▶ [What is being asked]: All entries below need to be written out exactly, but without their pictures.

▶ [Available data]:
--*--

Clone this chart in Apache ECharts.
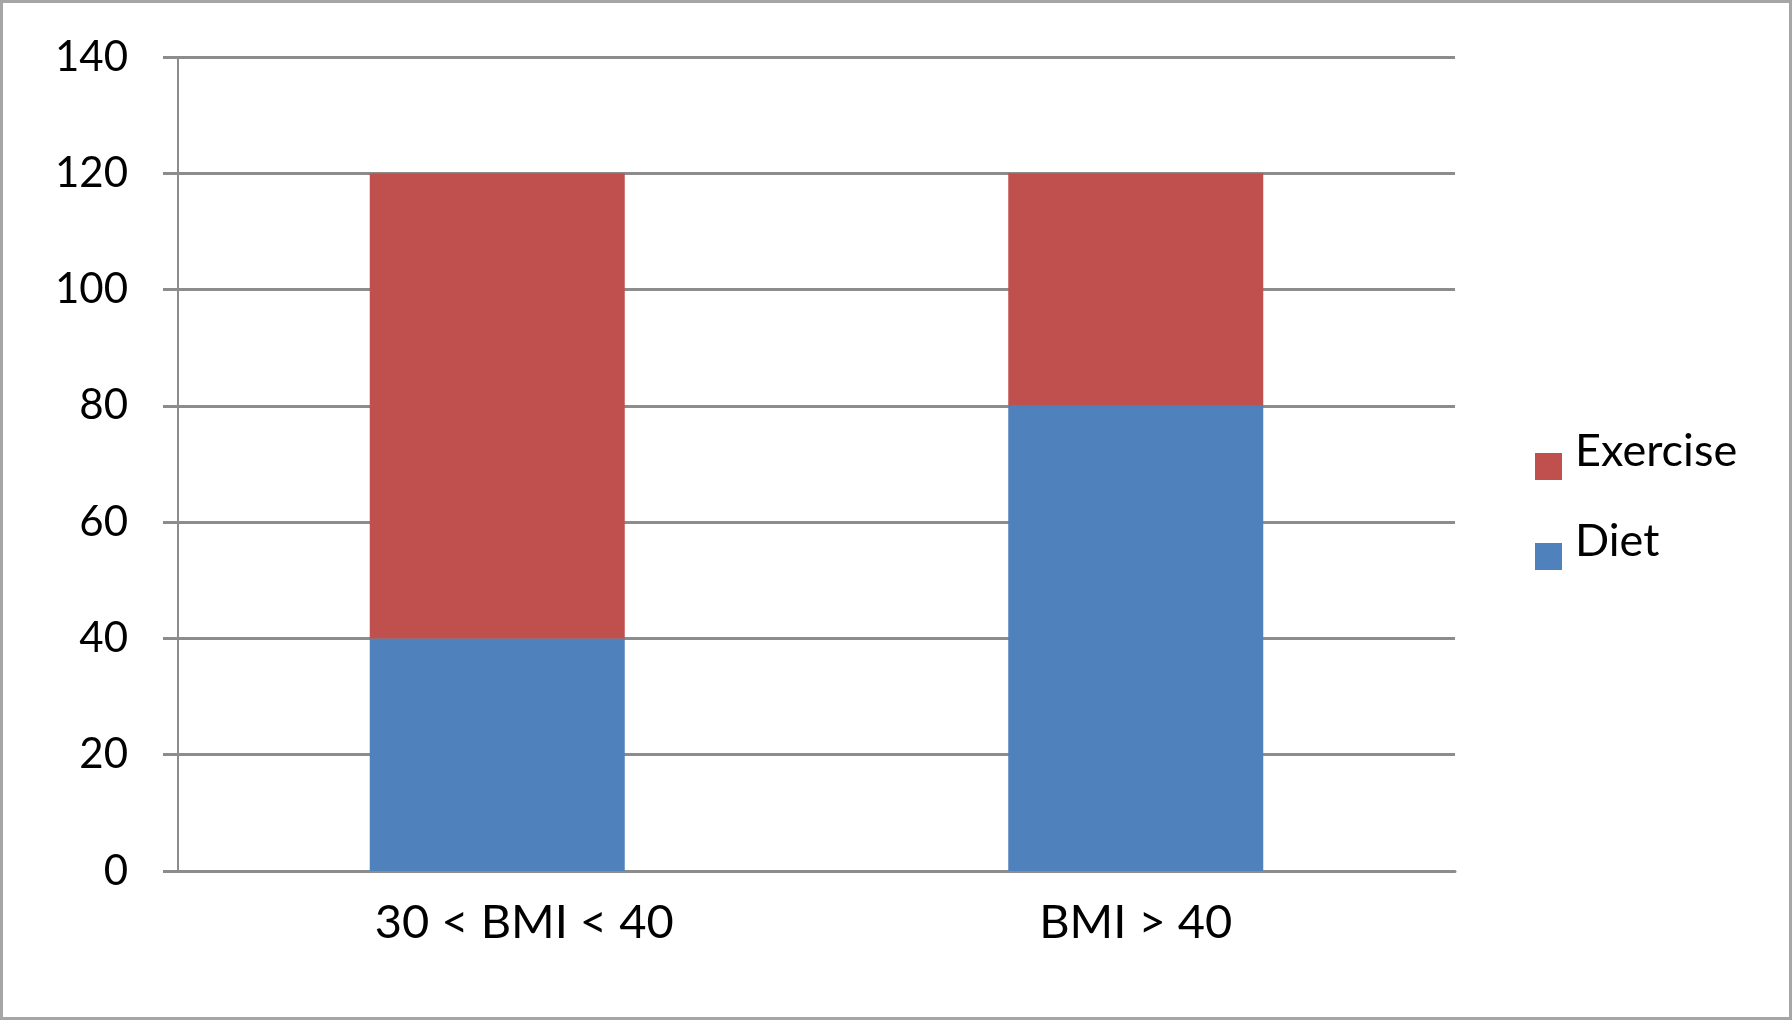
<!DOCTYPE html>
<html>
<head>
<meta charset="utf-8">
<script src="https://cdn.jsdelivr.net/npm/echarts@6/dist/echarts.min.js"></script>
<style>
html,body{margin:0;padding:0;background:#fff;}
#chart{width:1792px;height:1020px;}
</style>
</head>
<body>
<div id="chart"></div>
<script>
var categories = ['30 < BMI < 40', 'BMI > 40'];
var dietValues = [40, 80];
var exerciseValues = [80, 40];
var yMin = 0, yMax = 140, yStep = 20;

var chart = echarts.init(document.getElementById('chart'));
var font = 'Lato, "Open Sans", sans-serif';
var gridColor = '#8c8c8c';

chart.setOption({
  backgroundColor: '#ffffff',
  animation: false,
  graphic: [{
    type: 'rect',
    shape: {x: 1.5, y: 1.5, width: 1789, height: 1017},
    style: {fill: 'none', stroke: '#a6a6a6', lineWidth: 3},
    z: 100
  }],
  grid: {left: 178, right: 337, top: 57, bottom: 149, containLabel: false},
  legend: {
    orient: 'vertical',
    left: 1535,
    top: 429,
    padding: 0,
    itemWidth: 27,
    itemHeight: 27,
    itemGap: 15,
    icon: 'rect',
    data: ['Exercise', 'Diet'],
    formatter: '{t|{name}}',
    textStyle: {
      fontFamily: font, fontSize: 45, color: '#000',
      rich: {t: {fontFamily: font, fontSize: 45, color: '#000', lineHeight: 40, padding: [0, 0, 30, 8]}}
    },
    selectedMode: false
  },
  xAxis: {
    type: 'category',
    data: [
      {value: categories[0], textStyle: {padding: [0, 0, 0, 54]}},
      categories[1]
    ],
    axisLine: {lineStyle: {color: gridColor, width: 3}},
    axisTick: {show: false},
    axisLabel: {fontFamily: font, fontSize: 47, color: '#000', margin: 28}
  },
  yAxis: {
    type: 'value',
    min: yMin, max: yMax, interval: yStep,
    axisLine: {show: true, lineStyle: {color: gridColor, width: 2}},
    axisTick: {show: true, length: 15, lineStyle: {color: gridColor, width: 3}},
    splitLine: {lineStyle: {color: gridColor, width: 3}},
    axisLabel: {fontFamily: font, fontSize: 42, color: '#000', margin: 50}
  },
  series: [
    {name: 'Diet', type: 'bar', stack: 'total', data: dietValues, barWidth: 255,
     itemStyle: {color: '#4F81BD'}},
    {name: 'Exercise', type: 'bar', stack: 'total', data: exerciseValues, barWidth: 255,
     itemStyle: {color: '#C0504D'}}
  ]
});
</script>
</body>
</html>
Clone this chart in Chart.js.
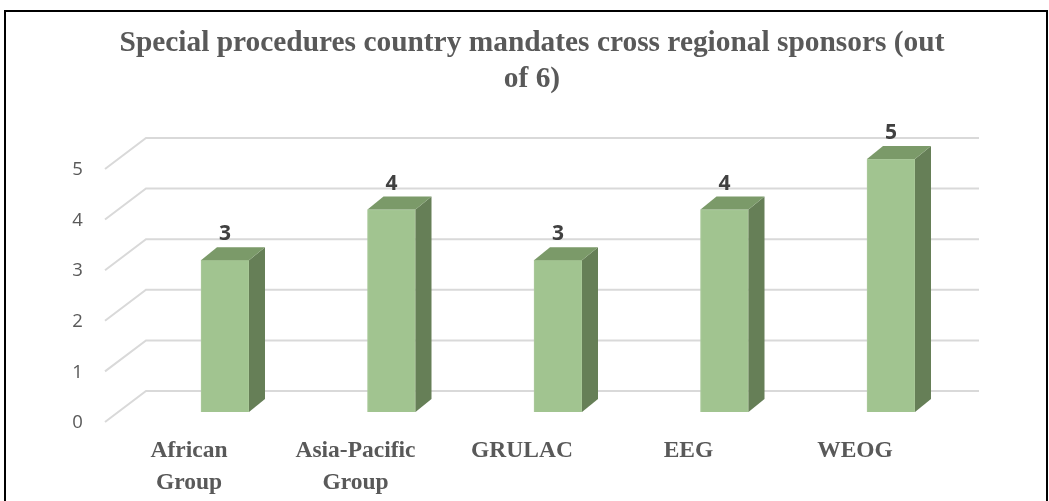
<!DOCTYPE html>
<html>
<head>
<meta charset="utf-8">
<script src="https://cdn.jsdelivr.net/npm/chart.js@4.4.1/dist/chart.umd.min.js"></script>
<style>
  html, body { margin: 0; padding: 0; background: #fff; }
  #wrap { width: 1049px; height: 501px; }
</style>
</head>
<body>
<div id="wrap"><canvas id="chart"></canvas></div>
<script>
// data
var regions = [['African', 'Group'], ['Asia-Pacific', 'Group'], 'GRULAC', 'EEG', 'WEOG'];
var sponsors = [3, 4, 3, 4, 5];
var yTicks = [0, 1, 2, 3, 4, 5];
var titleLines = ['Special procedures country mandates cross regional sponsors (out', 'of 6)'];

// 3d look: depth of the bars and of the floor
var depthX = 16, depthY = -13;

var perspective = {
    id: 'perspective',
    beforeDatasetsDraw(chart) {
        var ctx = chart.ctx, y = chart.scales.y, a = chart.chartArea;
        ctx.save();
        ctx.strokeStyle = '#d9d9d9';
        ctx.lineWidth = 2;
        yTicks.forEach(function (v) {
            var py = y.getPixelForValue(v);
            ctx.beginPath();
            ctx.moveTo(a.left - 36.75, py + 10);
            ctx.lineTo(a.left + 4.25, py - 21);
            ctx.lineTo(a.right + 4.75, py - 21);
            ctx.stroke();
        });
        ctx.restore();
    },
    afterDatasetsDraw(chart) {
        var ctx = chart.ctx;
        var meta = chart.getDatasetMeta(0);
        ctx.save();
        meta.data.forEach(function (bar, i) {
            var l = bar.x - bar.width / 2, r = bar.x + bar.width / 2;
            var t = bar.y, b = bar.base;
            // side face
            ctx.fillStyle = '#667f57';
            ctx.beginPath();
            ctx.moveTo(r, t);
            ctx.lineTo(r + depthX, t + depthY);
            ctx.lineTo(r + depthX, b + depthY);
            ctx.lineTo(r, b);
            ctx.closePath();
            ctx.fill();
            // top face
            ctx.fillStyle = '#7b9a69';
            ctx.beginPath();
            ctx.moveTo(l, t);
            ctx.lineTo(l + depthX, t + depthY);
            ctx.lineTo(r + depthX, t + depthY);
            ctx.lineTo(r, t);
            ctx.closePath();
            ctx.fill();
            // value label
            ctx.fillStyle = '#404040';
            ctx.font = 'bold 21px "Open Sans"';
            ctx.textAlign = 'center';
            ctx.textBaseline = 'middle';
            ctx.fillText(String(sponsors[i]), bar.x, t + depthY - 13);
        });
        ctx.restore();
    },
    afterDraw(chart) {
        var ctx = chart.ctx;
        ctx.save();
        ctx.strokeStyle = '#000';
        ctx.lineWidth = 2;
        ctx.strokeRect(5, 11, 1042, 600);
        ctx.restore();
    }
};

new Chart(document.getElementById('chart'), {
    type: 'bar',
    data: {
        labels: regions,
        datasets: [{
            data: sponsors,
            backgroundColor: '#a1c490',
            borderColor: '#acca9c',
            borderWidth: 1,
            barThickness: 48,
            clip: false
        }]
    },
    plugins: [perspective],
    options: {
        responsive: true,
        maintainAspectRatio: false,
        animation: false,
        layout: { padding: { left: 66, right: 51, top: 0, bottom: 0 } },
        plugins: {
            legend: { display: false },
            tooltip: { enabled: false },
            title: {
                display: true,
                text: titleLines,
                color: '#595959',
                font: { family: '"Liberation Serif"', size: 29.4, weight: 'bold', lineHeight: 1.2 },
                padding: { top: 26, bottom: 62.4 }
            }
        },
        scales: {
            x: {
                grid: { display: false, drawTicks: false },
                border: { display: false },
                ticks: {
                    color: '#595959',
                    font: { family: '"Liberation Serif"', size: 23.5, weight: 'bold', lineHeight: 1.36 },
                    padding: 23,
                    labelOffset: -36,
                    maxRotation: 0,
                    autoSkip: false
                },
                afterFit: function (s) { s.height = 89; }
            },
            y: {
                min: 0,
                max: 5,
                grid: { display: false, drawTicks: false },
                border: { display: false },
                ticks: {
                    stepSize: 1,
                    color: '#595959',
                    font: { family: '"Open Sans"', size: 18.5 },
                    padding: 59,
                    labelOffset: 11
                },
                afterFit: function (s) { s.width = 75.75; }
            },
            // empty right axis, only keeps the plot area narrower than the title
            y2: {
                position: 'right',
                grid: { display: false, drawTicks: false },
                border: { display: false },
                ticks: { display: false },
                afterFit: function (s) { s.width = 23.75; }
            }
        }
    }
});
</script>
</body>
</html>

--*--

▶ [Response]:
Clone this chart in Apache ECharts.
<!DOCTYPE html>
<html>
<head>
<meta charset="utf-8">
<script src="https://cdn.jsdelivr.net/npm/echarts@6/dist/echarts.min.js"></script>
<style>
html,body{margin:0;padding:0;background:#fff;}
#chart{width:1792px;height:1020px;}
</style>
</head>
<body>
<div id="chart"></div>
<script>
var categories = ['30 < BMI < 40', 'BMI > 40'];
var dietValues = [40, 80];
var exerciseValues = [80, 40];
var yMin = 0, yMax = 140, yStep = 20;

var chart = echarts.init(document.getElementById('chart'));
var font = 'Lato, "Open Sans", sans-serif';
var gridColor = '#8c8c8c';

chart.setOption({
  backgroundColor: '#ffffff',
  animation: false,
  graphic: [{
    type: 'rect',
    shape: {x: 1.5, y: 1.5, width: 1789, height: 1017},
    style: {fill: 'none', stroke: '#a6a6a6', lineWidth: 3},
    z: 100
  }],
  grid: {left: 178, right: 337, top: 57, bottom: 149, containLabel: false},
  legend: {
    orient: 'vertical',
    left: 1535,
    top: 429,
    padding: 0,
    itemWidth: 27,
    itemHeight: 27,
    itemGap: 15,
    icon: 'rect',
    data: ['Exercise', 'Diet'],
    formatter: '{t|{name}}',
    textStyle: {
      fontFamily: font, fontSize: 45, color: '#000',
      rich: {t: {fontFamily: font, fontSize: 45, color: '#000', lineHeight: 40, padding: [0, 0, 30, 8]}}
    },
    selectedMode: false
  },
  xAxis: {
    type: 'category',
    data: [
      {value: categories[0], textStyle: {padding: [0, 0, 0, 54]}},
      categories[1]
    ],
    axisLine: {lineStyle: {color: gridColor, width: 3}},
    axisTick: {show: false},
    axisLabel: {fontFamily: font, fontSize: 47, color: '#000', margin: 28}
  },
  yAxis: {
    type: 'value',
    min: yMin, max: yMax, interval: yStep,
    axisLine: {show: true, lineStyle: {color: gridColor, width: 2}},
    axisTick: {show: true, length: 15, lineStyle: {color: gridColor, width: 3}},
    splitLine: {lineStyle: {color: gridColor, width: 3}},
    axisLabel: {fontFamily: font, fontSize: 42, color: '#000', margin: 50}
  },
  series: [
    {name: 'Diet', type: 'bar', stack: 'total', data: dietValues, barWidth: 255,
     itemStyle: {color: '#4F81BD'}},
    {name: 'Exercise', type: 'bar', stack: 'total', data: exerciseValues, barWidth: 255,
     itemStyle: {color: '#C0504D'}}
  ]
});
</script>
</body>
</html>
Clone this chart in Chart.js.
<!DOCTYPE html>
<html>
<head>
<meta charset="utf-8">
<script src="https://cdn.jsdelivr.net/npm/chart.js@4.4.1/dist/chart.umd.min.js"></script>
<style>
  html, body { margin: 0; padding: 0; background: #fff; }
  #wrap { width: 1049px; height: 501px; }
</style>
</head>
<body>
<div id="wrap"><canvas id="chart"></canvas></div>
<script>
// data
var regions = [['African', 'Group'], ['Asia-Pacific', 'Group'], 'GRULAC', 'EEG', 'WEOG'];
var sponsors = [3, 4, 3, 4, 5];
var yTicks = [0, 1, 2, 3, 4, 5];
var titleLines = ['Special procedures country mandates cross regional sponsors (out', 'of 6)'];

// 3d look: depth of the bars and of the floor
var depthX = 16, depthY = -13;

var perspective = {
    id: 'perspective',
    beforeDatasetsDraw(chart) {
        var ctx = chart.ctx, y = chart.scales.y, a = chart.chartArea;
        ctx.save();
        ctx.strokeStyle = '#d9d9d9';
        ctx.lineWidth = 2;
        yTicks.forEach(function (v) {
            var py = y.getPixelForValue(v);
            ctx.beginPath();
            ctx.moveTo(a.left - 36.75, py + 10);
            ctx.lineTo(a.left + 4.25, py - 21);
            ctx.lineTo(a.right + 4.75, py - 21);
            ctx.stroke();
        });
        ctx.restore();
    },
    afterDatasetsDraw(chart) {
        var ctx = chart.ctx;
        var meta = chart.getDatasetMeta(0);
        ctx.save();
        meta.data.forEach(function (bar, i) {
            var l = bar.x - bar.width / 2, r = bar.x + bar.width / 2;
            var t = bar.y, b = bar.base;
            // side face
            ctx.fillStyle = '#667f57';
            ctx.beginPath();
            ctx.moveTo(r, t);
            ctx.lineTo(r + depthX, t + depthY);
            ctx.lineTo(r + depthX, b + depthY);
            ctx.lineTo(r, b);
            ctx.closePath();
            ctx.fill();
            // top face
            ctx.fillStyle = '#7b9a69';
            ctx.beginPath();
            ctx.moveTo(l, t);
            ctx.lineTo(l + depthX, t + depthY);
            ctx.lineTo(r + depthX, t + depthY);
            ctx.lineTo(r, t);
            ctx.closePath();
            ctx.fill();
            // value label
            ctx.fillStyle = '#404040';
            ctx.font = 'bold 21px "Open Sans"';
            ctx.textAlign = 'center';
            ctx.textBaseline = 'middle';
            ctx.fillText(String(sponsors[i]), bar.x, t + depthY - 13);
        });
        ctx.restore();
    },
    afterDraw(chart) {
        var ctx = chart.ctx;
        ctx.save();
        ctx.strokeStyle = '#000';
        ctx.lineWidth = 2;
        ctx.strokeRect(5, 11, 1042, 600);
        ctx.restore();
    }
};

new Chart(document.getElementById('chart'), {
    type: 'bar',
    data: {
        labels: regions,
        datasets: [{
            data: sponsors,
            backgroundColor: '#a1c490',
            borderColor: '#acca9c',
            borderWidth: 1,
            barThickness: 48,
            clip: false
        }]
    },
    plugins: [perspective],
    options: {
        responsive: true,
        maintainAspectRatio: false,
        animation: false,
        layout: { padding: { left: 66, right: 51, top: 0, bottom: 0 } },
        plugins: {
            legend: { display: false },
            tooltip: { enabled: false },
            title: {
                display: true,
                text: titleLines,
                color: '#595959',
                font: { family: '"Liberation Serif"', size: 29.4, weight: 'bold', lineHeight: 1.2 },
                padding: { top: 26, bottom: 62.4 }
            }
        },
        scales: {
            x: {
                grid: { display: false, drawTicks: false },
                border: { display: false },
                ticks: {
                    color: '#595959',
                    font: { family: '"Liberation Serif"', size: 23.5, weight: 'bold', lineHeight: 1.36 },
                    padding: 23,
                    labelOffset: -36,
                    maxRotation: 0,
                    autoSkip: false
                },
                afterFit: function (s) { s.height = 89; }
            },
            y: {
                min: 0,
                max: 5,
                grid: { display: false, drawTicks: false },
                border: { display: false },
                ticks: {
                    stepSize: 1,
                    color: '#595959',
                    font: { family: '"Open Sans"', size: 18.5 },
                    padding: 59,
                    labelOffset: 11
                },
                afterFit: function (s) { s.width = 75.75; }
            },
            // empty right axis, only keeps the plot area narrower than the title
            y2: {
                position: 'right',
                grid: { display: false, drawTicks: false },
                border: { display: false },
                ticks: { display: false },
                afterFit: function (s) { s.width = 23.75; }
            }
        }
    }
});
</script>
</body>
</html>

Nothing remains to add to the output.